Search the entries below. Return every line that has "this" in it.

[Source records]
::::

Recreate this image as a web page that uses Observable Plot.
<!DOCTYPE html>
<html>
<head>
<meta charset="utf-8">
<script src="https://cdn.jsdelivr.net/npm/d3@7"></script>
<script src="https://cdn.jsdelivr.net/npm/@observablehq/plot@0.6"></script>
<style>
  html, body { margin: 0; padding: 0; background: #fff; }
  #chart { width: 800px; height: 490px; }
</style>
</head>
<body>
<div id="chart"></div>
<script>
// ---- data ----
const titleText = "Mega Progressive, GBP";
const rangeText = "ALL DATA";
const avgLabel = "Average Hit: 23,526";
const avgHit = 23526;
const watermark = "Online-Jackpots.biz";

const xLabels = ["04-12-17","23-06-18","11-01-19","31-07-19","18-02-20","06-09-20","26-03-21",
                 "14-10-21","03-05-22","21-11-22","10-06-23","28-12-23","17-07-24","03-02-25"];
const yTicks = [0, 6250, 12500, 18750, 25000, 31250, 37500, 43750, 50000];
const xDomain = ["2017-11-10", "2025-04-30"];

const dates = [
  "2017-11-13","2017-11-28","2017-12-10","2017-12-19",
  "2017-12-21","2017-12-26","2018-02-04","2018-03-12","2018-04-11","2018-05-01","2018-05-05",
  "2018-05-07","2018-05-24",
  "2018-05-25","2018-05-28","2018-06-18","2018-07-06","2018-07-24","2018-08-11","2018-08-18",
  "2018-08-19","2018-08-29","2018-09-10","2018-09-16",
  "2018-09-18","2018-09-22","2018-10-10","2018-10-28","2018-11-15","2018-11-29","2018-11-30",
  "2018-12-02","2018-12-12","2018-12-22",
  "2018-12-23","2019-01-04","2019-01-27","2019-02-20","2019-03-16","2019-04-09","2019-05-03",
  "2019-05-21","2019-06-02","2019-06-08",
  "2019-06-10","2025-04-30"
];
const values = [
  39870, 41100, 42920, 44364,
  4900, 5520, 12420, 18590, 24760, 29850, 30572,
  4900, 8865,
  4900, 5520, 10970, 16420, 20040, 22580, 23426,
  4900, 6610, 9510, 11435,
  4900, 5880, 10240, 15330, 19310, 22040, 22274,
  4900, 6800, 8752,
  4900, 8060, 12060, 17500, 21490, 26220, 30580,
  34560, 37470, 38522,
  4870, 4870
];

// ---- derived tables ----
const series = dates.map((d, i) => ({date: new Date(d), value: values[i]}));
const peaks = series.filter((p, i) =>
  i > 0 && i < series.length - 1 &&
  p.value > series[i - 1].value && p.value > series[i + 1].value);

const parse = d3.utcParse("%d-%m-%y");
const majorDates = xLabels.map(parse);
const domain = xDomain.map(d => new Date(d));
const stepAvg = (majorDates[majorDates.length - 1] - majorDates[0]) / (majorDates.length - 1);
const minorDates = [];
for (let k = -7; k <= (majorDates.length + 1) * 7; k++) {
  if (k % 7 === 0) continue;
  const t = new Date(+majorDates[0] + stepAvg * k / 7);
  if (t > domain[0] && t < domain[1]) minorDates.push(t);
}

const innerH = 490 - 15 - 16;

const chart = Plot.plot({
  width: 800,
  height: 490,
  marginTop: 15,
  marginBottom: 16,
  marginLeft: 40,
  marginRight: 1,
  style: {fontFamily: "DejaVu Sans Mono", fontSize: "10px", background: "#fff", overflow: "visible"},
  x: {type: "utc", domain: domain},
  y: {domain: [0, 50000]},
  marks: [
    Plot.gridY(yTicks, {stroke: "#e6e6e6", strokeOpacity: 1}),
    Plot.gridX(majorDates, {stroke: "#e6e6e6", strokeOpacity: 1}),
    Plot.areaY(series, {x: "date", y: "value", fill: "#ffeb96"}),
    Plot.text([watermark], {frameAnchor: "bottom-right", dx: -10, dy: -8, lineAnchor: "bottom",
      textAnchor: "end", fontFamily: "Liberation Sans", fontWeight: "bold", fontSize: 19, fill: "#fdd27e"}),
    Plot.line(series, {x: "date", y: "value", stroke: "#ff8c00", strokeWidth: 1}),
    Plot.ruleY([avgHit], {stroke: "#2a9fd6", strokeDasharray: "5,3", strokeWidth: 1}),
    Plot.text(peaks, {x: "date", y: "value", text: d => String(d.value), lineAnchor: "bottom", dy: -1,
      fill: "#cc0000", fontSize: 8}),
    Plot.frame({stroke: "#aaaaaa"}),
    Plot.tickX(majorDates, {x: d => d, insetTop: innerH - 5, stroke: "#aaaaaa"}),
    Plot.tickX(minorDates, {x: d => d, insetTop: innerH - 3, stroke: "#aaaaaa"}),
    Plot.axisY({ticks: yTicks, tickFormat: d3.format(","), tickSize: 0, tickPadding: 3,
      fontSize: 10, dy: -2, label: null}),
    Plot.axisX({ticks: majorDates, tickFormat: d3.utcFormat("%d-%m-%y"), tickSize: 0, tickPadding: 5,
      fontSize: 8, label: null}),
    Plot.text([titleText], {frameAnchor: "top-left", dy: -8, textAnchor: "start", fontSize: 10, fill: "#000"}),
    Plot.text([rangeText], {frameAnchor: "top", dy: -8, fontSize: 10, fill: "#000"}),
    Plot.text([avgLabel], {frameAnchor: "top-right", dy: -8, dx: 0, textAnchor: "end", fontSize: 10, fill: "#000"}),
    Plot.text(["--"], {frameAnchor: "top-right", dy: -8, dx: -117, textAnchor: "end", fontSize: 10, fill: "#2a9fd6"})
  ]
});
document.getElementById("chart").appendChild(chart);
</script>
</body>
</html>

::::

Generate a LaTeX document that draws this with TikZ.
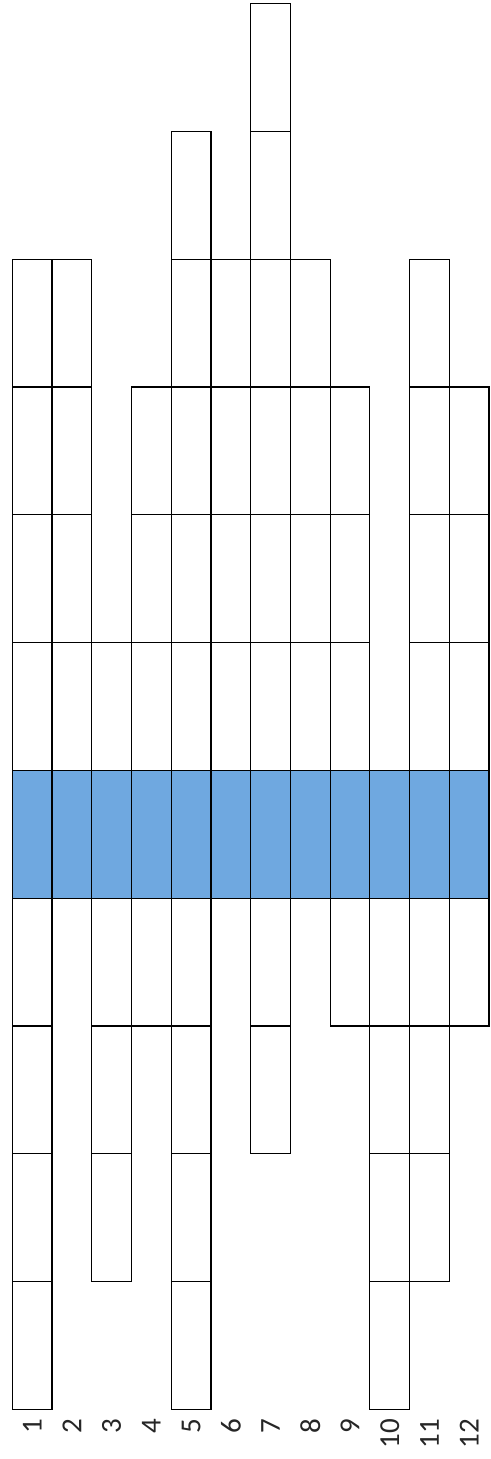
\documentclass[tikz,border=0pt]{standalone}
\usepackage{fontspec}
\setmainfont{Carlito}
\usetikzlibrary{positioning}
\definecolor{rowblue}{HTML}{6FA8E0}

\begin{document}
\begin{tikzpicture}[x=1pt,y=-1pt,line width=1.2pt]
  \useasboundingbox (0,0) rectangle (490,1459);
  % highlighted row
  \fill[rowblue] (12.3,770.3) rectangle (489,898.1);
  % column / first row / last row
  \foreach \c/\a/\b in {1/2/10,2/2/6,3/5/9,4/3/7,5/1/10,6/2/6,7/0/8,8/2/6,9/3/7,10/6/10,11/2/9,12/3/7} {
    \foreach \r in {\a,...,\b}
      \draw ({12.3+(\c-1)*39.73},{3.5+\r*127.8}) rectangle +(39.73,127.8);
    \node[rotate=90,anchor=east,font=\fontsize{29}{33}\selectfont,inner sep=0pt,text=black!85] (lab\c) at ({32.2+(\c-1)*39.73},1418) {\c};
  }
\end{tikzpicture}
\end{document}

::::

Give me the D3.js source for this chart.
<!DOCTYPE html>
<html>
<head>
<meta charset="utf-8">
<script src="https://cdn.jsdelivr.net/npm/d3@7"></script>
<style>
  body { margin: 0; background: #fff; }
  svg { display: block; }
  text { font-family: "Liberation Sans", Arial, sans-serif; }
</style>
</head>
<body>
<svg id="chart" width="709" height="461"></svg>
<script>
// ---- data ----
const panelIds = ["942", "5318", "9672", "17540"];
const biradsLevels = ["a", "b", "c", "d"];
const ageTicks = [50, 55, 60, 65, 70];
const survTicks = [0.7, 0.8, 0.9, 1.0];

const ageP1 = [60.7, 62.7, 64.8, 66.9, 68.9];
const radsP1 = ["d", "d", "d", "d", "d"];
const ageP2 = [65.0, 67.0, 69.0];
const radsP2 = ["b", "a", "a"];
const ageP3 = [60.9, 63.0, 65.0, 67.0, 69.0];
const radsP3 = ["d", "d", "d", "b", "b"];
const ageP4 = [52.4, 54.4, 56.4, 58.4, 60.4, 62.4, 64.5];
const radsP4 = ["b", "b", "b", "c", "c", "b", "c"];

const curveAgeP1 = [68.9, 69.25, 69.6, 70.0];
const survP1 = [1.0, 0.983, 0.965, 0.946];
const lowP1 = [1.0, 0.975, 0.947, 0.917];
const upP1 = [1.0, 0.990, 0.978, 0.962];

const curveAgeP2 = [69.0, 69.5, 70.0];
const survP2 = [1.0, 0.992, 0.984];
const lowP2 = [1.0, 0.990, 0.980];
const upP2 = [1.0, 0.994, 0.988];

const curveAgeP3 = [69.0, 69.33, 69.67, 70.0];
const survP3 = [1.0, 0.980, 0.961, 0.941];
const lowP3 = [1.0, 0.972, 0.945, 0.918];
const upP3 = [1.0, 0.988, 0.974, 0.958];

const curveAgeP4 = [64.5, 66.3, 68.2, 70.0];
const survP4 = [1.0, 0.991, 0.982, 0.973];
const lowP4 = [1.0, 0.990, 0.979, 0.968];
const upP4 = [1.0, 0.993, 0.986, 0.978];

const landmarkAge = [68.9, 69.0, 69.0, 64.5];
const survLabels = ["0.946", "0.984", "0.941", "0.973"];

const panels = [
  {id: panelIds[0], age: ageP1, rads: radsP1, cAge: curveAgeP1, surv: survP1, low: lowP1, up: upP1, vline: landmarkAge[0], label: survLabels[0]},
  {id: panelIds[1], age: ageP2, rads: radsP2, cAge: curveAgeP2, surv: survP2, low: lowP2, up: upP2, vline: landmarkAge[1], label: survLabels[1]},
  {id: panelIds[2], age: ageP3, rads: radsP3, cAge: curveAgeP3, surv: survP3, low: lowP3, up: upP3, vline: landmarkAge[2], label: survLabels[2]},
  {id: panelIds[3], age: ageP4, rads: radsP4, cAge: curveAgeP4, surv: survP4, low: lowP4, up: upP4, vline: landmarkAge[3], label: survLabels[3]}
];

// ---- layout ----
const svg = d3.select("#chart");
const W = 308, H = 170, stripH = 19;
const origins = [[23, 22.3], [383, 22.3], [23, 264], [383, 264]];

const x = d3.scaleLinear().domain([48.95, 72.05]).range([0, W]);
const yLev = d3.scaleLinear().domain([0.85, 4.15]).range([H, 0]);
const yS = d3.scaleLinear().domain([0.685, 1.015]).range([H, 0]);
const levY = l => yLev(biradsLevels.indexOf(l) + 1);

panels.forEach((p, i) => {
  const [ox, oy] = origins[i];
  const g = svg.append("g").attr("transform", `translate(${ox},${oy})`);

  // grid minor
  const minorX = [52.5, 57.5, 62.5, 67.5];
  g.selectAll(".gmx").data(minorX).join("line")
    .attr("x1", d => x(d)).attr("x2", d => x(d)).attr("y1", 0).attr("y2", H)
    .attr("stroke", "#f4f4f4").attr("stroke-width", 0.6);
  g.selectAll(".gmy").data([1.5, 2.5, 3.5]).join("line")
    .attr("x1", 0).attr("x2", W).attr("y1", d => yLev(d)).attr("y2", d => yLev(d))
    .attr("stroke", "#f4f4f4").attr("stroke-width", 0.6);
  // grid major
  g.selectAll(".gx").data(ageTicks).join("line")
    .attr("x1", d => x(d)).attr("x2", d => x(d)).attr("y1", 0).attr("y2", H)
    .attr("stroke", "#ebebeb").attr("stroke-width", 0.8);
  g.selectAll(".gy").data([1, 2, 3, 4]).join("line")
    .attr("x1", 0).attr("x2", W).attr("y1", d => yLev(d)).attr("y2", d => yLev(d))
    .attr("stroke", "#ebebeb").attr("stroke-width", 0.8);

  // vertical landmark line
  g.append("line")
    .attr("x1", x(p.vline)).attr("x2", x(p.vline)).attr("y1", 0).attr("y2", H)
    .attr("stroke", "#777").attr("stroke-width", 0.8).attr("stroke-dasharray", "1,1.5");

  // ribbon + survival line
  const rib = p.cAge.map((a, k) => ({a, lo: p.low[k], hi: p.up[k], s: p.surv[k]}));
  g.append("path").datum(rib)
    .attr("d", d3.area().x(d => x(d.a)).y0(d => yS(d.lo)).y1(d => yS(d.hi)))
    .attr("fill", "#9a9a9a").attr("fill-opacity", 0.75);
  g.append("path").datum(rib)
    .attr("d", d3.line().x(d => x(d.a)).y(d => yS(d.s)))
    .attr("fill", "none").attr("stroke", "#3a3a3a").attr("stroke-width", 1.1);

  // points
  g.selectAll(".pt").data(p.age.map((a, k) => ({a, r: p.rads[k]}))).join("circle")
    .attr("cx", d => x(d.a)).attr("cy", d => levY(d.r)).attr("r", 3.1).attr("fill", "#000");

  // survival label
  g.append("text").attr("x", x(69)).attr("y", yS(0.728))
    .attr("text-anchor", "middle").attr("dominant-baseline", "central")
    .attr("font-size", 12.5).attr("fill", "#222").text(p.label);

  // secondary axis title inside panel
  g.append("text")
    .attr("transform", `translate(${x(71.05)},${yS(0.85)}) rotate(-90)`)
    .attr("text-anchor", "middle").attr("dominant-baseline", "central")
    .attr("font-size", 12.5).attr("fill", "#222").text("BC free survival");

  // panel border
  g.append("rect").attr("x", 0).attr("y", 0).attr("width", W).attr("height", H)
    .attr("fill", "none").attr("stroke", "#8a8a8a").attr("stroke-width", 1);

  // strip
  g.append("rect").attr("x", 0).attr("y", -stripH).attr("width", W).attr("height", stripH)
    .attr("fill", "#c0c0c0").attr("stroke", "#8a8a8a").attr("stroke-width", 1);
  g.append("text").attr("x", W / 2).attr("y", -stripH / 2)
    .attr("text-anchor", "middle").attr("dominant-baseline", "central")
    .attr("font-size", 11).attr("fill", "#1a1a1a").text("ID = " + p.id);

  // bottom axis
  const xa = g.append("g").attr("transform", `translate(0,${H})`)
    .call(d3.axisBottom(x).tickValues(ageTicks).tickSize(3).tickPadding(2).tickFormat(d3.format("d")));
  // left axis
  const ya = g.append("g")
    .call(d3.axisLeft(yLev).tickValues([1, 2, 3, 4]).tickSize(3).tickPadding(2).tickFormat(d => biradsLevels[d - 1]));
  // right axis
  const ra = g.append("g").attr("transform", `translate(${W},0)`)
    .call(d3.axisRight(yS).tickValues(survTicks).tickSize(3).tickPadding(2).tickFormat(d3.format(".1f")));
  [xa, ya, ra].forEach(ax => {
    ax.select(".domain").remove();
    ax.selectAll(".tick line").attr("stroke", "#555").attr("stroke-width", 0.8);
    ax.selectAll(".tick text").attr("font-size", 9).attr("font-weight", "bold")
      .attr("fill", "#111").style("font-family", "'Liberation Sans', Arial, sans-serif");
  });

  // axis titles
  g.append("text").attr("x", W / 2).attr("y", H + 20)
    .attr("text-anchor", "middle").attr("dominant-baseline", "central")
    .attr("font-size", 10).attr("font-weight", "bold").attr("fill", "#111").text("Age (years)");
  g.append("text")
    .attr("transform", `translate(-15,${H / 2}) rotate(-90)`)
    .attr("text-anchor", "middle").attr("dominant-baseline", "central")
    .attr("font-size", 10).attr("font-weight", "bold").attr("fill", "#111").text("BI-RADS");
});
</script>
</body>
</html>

::::

> _OUTPUT OF THE TASK_:
Recreate this image as a web page that uses Observable Plot.
Generate a LaTeX document that draws this with TikZ.
Give me the D3.js source for this chart.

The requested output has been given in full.